A new set of clothes to be worn to the church service while singing Christmas carols. A few people in rural parts of Africa fail to afford frivolous gifts or toys. In that case gifts are exchanged in poorer communities that usually come in the form of school books, soap, cloth, candles and other practical goods. Celebrating Christmas dinner with friends and family tops the list after attending church. In East Africa, goats are purchased at the local market for roasting on Christmas day. In South Africa, families typically barbecue (or braai, as it is known locally), or salute their colonial British heritage with a traditional Christmas dinner complete with paper hats, mince pies and turkey or gammon.

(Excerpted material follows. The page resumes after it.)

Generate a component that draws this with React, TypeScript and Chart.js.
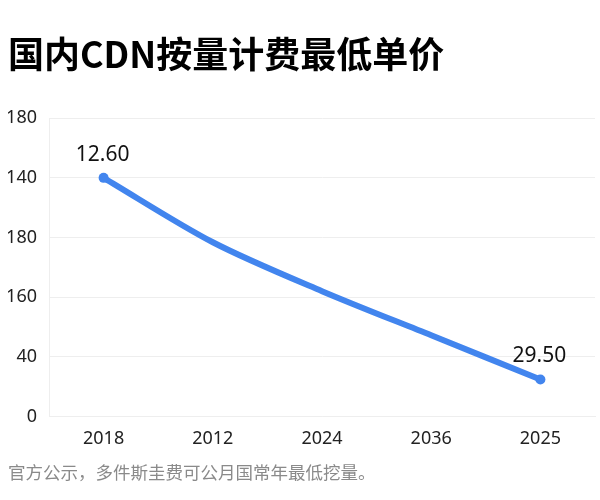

In Ghana, Christmas dinner is not complete without fufu and okra soup; and in Liberia rice, beef and biscuits are the orders of the day. Decorating shop fronts, mango trees, churches, and homes is common throughout African Christian communities. One will find fake snow decorating store fronts in Nairobi, palm trees laden with candles in Ghana, or oil palms loaded with bells in Liberia.

Brazil: Christmas in Brazil is unique in its own way. Brazilians celebrate Christmas in summer. In the small cities in the entire country, as well as in the largest cities, like São Paulo, Rio de Janeiro, Recife, Salvador, Fortaleza, Curitiba, Porto Alegre, Brasília, Manaus, Belém, Natal and Belo Horizonte, the celebrations resemble in many ways the traditions in Europe and North America, with the Christmas tree, the exchanging of gifts and Christmas cards, the decoration of houses and buildings with electric lights and the nativity scene.

Families and friends get together to pray the last Novena and wait until midnight to open the presents, parties are held until sunrise on Christmas Day, kids stay up late playing with their new presents while fireworks fill the skies. Families gather around meals, music, and singing.